Rusty patched bumble bee (Bombus affinis). (Photo: Xerces Society / Sarina Jepsen)
Thanks to the Xerces Society's and partners' efforts, in 2017, the rusty patched bumble bee (Bombus affinis) became the first bumble bee to be listed as endangered in the continental United States. (Photo: Xerces Society / Sarina Jepsen)

The Xerces Society serves as the voice for the "little things that run the world." From the world’s rarest butterflies, to caddisflies that live solely in one stream, to declining bumble bees, we are dedicated to protecting invertebrates and the ecosystems that depend on them—no matter how long it takes. Our scientists seek to minimize the threats pesticides pose to invertebrates by advocating reduced usage, safer products, and more effective evaluation and regulation—including by providing support to communities in the process of adopting pesticide reduction plans. In the realm of pollinator conservation, we work with federal agencies to incorporate the needs of pollinators and other invertebrates into national conservation programs. We engage lawmakers to pass legislation to improve habitat for invertebrates. We also promote invertebrate protection under the Endangered Species Act and other federal and state laws.

 

Some Recent Accomplishments

  • The first bee listed as endangered in the continental United States. In 2017, the rusty patched bumble bee (Bombus affinis) was afforded protection under the Endangered Species Act.

  • Protection for one of North America's rarest butterflies, the island marble (Euchloe ausonides insulana) in 2018.

  • Over one million acres of habitat for monarch butterflies have been restored or created due to our advocacy to attain endangered species protection for this beloved species.

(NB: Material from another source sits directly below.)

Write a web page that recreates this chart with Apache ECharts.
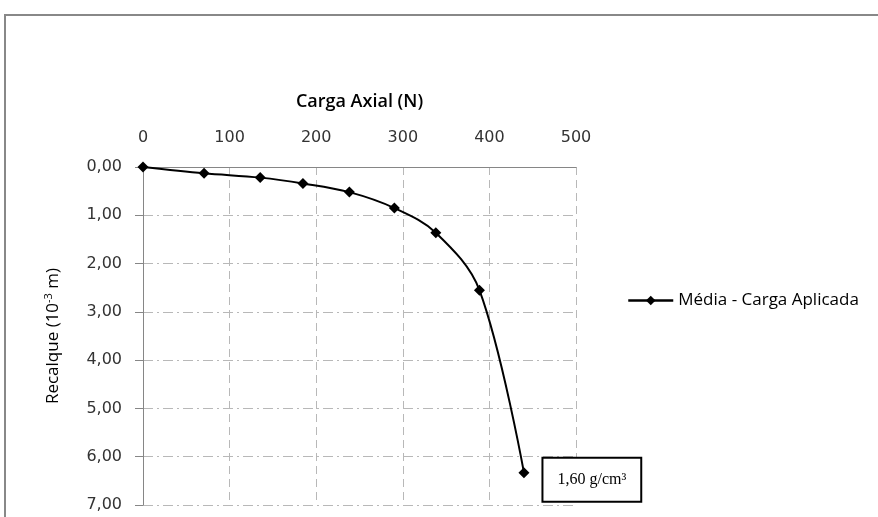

  • Twenty-eight communities in twelve states have banned the use of neonicotinoid insecticides thanks to guidance and support from Xerces scientists.

  • More than ten thousand people have signed the Pollinator Protection Pledge, creating a network of pollinator advocates that extends beyond the United States.

  • Engaged thousands of volunteers in community science projects, including Bumble Bee Watch, Western Monarch Milkweed Mapper, and Western Monarch Thanksgiving Count, a two-decade-old project that has documented the decline of the monarch butterfly in western North America.